Timely, accurate filings reduce the likelihood that mistakes turn into findings of negligence. For import entries, ISF, and post‑summary corrections:

  • Use standardized data templates with required fields so commercial teams do not improvise critical data points.
  • Monitor cutoff times and cargo milestones to prevent late ISF and late responses that trigger liquidated damages customs penalties.
  • Maintain a central record set-commercial invoices, packing lists, purchase orders, bills of lading, and contracts-aligned with each entry summary.
  • Retain records in a system that allows quick retrieval for CBP inquiries and audits.

Right-size customs bonds and manage bond conditions

An undersized or poorly monitored customs bond increases exposure when something goes wrong. Review bond types and limits against recent duty outlays and special programs, then:

  • Confirm that bond riders and activity codes match current import patterns.
  • Track events that trigger bond conditions, such as temporary imports, redelivery notices, or conditional release requirements.
  • Assign responsibility for monitoring and closing each condition to prevent avoidable liquidated damages.

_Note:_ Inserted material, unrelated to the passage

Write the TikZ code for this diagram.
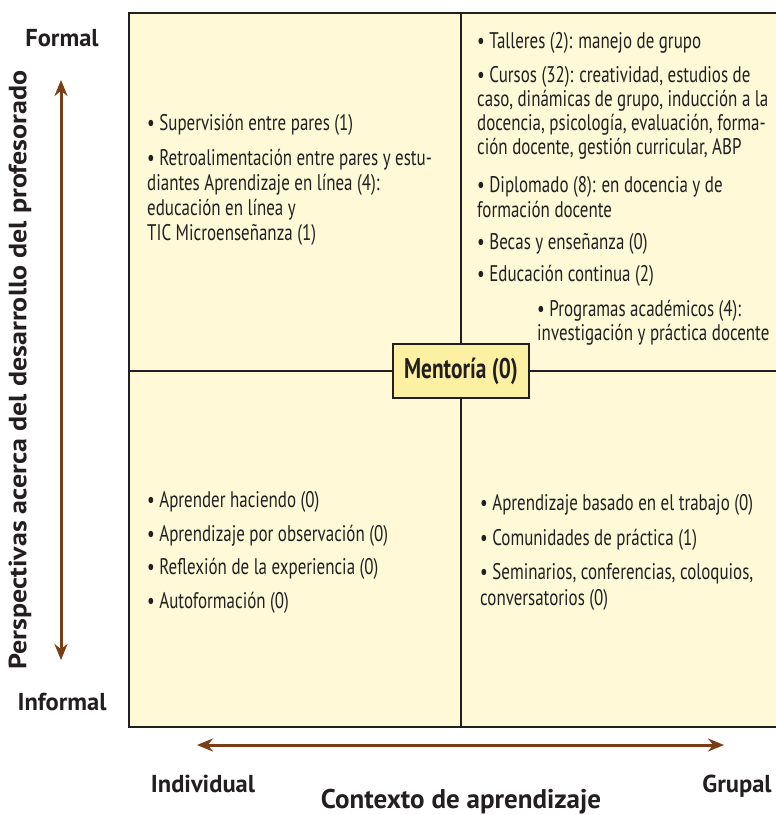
\documentclass[tikz,border=0pt]{standalone}
\usepackage{fontspec}
\setmainfont{PT Sans}
\newfontfamily\condf[FakeStretch=0.75]{PT Sans}
\newfontfamily\widef[FakeStretch=1.12]{PT Sans}
\usetikzlibrary{arrows.meta}
\definecolor{frame}{HTML}{231F20}
\definecolor{cream}{HTML}{FFF9D8}
\definecolor{ment}{HTML}{FCF0A2}
\definecolor{axis}{HTML}{7A3E17}
\definecolor{txt}{HTML}{231F20}
\begin{document}
\begin{tikzpicture}[x=1pt,y=1pt,
  line/.style={anchor=base west, inner sep=0pt, text=txt, font=\condf\fontsize{22.6}{24}\selectfont},
  axislabel/.style={inner sep=0pt, text=txt, font=\bfseries\fontsize{24.5}{26}\selectfont},
  axisarrow/.style={draw=axis, line width=3pt, {Stealth[length=16pt,width=13pt]}-{Stealth[length=16pt,width=13pt]}},
  divider/.style={draw=frame, line width=1.6pt},
  mentbox/.style={draw=frame, line width=2.2pt, fill=ment, minimum width=136pt, minimum height=54pt, inner sep=0pt, text=txt, font=\condf\bfseries\fontsize{28.5}{30}\selectfont}]
\useasboundingbox (0,0) rectangle (776,-815);
\fill[white] (0,0) rectangle (776,-815);
% frame
\fill[cream] (129,-13) rectangle (776,-727);
\coordinate (vt) at (461,-13);
\coordinate (vb) at (461,-727);
\coordinate (hl) at (129,-371);
\coordinate (hr) at (776,-371);
\draw[divider] (vt) -- (vb);
\draw[divider] (hl) -- (hr);
\draw[draw=frame, line width=2.6pt] (776,-13) -- (129,-13) -- (129,-727) -- (776,-727);
% mentoria
\node[mentbox] (ment) at (461,-371) {Mentoría (0)};
% top left
\node[line] (tl1) at (147,-130) {• Supervisión entre pares (1)};
\node[line] (tl2) at (147,-165) {• Retroalimentación entre pares y estu-};
\node[line] (tl3) at (147,-190) {diantes Aprendizaje en línea (4):};
\node[line] (tl4) at (147,-215) {educación en línea y};
\node[line] (tl5) at (147,-240) {TIC Microenseñanza (1)};
% top right
\node[line] (tr1) at (477,-48) {• Talleres (2): manejo de grupo};
\node[line] (tr2) at (477,-82) {• Cursos (32): creatividad, estudios de};
\node[line] (tr3) at (477,-106) {caso, dinámicas de grupo, inducción a la};
\node[line] (tr4) at (477,-130) {docencia, psicología, evaluación, forma-};
\node[line] (tr5) at (477,-154) {ción docente, gestión curricular, ABP};
\node[line] (tr6) at (477,-192) {• Diplomado (8): en docencia y de};
\node[line] (tr7) at (477,-217) {formación docente};
\node[line] (tr8) at (477,-249) {• Becas y enseñanza (0)};
\node[line] (tr9) at (477,-281) {• Educación continua (2)};
\node[line] (tr10) at (537,-316) {• Programas académicos (4):};
\node[line] (tr11) at (537,-340) {investigación y práctica docente};
% bottom left
\node[line] (bl1) at (147,-507) {• Aprender haciendo (0)};
\node[line] (bl2) at (147,-541) {• Aprendizaje por observación (0)};
\node[line] (bl3) at (147,-574) {• Reflexión de la experiencia (0)};
\node[line] (bl4) at (147,-608) {• Autoformación (0)};
% bottom right
\node[line] (br1) at (480,-510) {• Aprendizaje basado en el trabajo (0)};
\node[line] (br2) at (480,-545) {• Comunidades de práctica (1)};
\node[line] (br3) at (480,-579) {• Seminarios, conferencias, coloquios,};
\node[line] (br4) at (480,-605) {conversatorios (0)};
% axes
\coordinate (vtop) at (61,-80);
\coordinate (vbot) at (61,-660);
\draw[axisarrow] (vbot) -- (vtop);
\coordinate (hleft) at (197,-745);
\coordinate (hright) at (724,-745);
\draw[axisarrow] (hleft) -- (hright);
\node[axislabel] (formal) at (62,-38) {Formal};
\node[axislabel] (informal) at (62,-702) {Informal};
\node[axislabel, rotate=90, font=\widef\bfseries\fontsize{25}{26}\selectfont] (persp) at (20,-370) {Perspectivas acerca del desarrollo del profesorado};
\node[axislabel, anchor=base] (indiv) at (203,-792) {Individual};
\node[axislabel, anchor=base] (grupal) at (737,-792) {Grupal};
\node[axislabel, anchor=base, font=\bfseries\fontsize{27}{28}\selectfont] (ctx) at (461,-808) {Contexto de aprendizaje};
\end{tikzpicture}
\end{document}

Respond constructively to CBP and invest in internal capability

How U.S. customs penalties are assessed is heavily influenced by your conduct once CBP raises questions. Prompt, organized responses signal control and support mitigation. When you receive CF-28 or CF-29 notices, or other inquiries:

  • Coordinate a single internal point of contact to manage deadlines, gather records, and align messaging.
  • Answer factually, avoid speculation, and document any corrective actions you initiate.
  • Evaluate whether prior disclosure is appropriate when you uncover wider issues.

Ongoing training and internal audits turn these practices into routine behavior rather than one-time fixes. Short, focused sessions for purchasing, logistics, and finance teams on classification, valuation, and document requirements reduce error rates over time. Periodic audits of entries, broker instructions, and bond activity expose small issues before they mature into patterns that support higher culpability findings. Treating trade compliance as an operational discipline, not an afterthought, is the most practical way to mitigate U.S. customs penalties and position the business for more favorable treatment when issues surface.

The realities of U.S. customs penalties are often obscured by misconceptions that can lead importers to underestimate their exposure or misunderstand their responsibilities. This discussion has clarified that penalties arise not only from intentional wrongdoing but also from negligence, repeated errors, and procedural lapses. Importers bear ultimate responsibility for accuracy, even when working with brokers, and penalty amounts reflect a nuanced evaluation of culpability, cooperation, and corrective action rather than automatic maximum fines. Effective risk management depends on establishing repeatable, documented compliance practices in classification, valuation, filing, and bond management.

Given the complexity and evolving nature of customs regulations, engaging with a licensed customs broker who combines extensive regulatory expertise and practical experience is a prudent step. Such professional guidance can help importers build and maintain controls that demonstrate reasonable care, respond strategically to inquiries, and reduce penalty risks. Businesses seeking to navigate customs compliance confidently and mitigate penalties benefit from informed, trusted support tailored to their specific trade operations.